CUMLSec / XDA

78 stars 13 forks source link

UnboundLocalError when pretraining with provided data. #2

Open artificial-insanity opened 3 years ago

artificial-insanity commented 3 years ago

Hi, I am having a problem while trying to replicate the pretraining process of the model. I am running on a Ubuntu 18.04.5 LTS (GNU/Linux 5.9.11-3-MANJARO x86_64) machine with one GeForce RTX3090 GPU (NVIDIA-SMI 455.45.01, Driver Version: 455.45.01, CUDA Version: 11.1).

After running ./scripts/pretrain/preprocess-pretrain-all.sh to process the provided data in your repo under the data-src/pretrain_all, and running ./scripts/pretrain/pretrain-all.sh, I got an error UnboundLocalError: local variable 'num_updates' referenced before assignment. This happened after multiple overflow detected, setting loss scale to: XX messages. The full log is given in the txt file below.

pretrain_log.txt

Does this mean I need to tweak the parameters in the scripts/pretrain/pretrain-all.sh to get it running? Or do I need to use some data other than those provided in the data-src/pretrain_all to run the model?

I am a novice to this whole thing, so please allow me to apologize in advance if this was not a good question. Thank you!
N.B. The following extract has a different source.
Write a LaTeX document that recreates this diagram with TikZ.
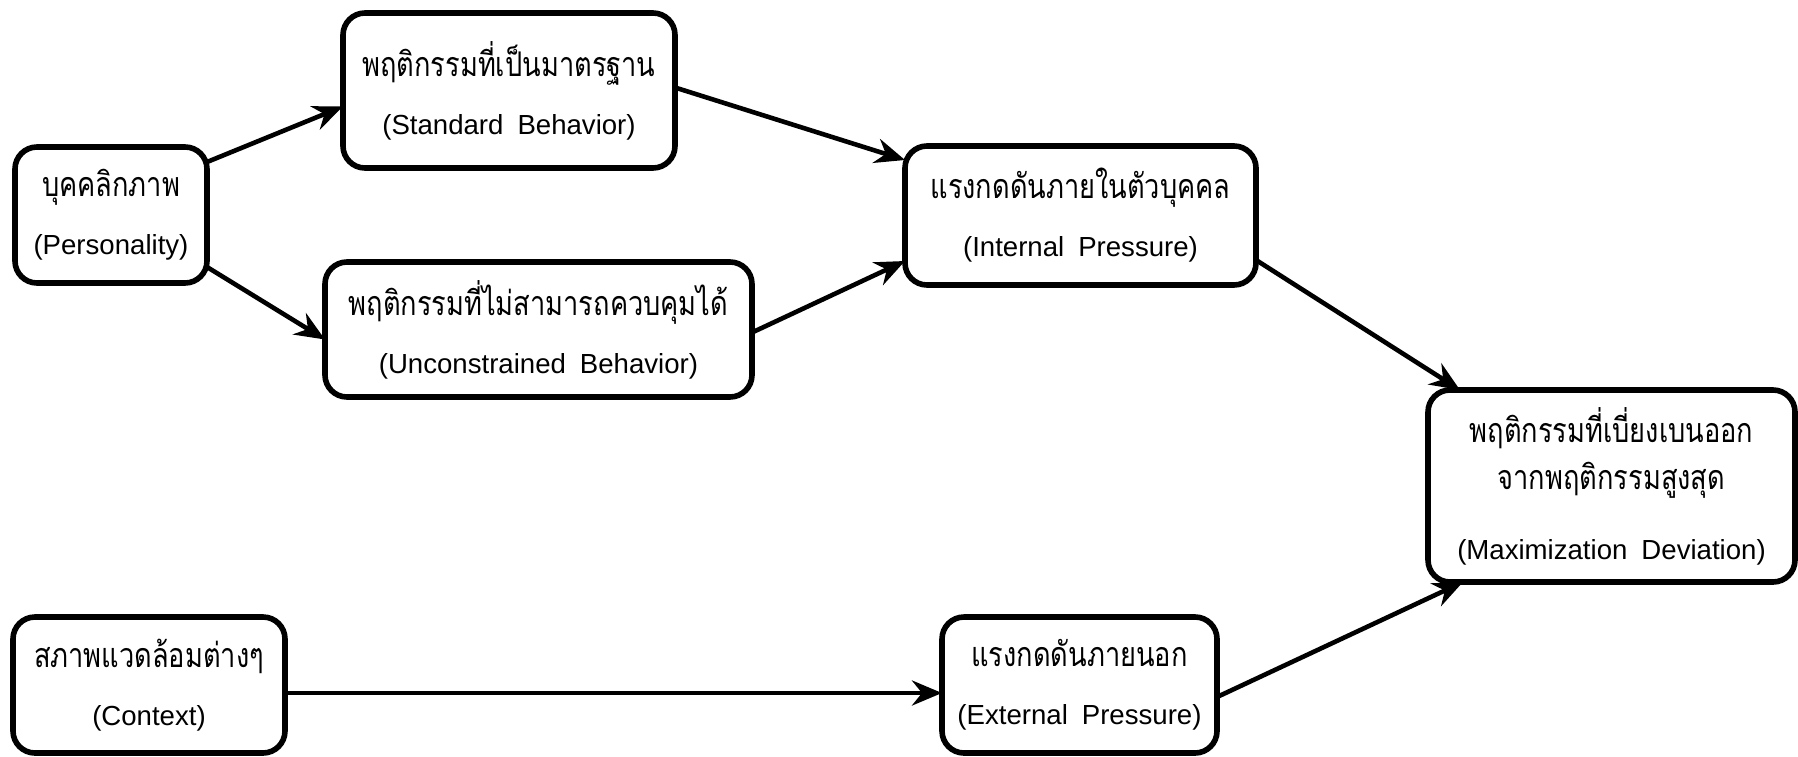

peikexin9 commented 3 years ago

Hi @artificial-insanity, no problem! The "overflow detected" warning is normal, but I have not encountered this UnboundLocalError. Some searching seems suggesting a memory issue. Do you mind sending more logs? Also, can you also monitor your GPU: watch -n 1 nvidia-smi and observe its status while executing the command?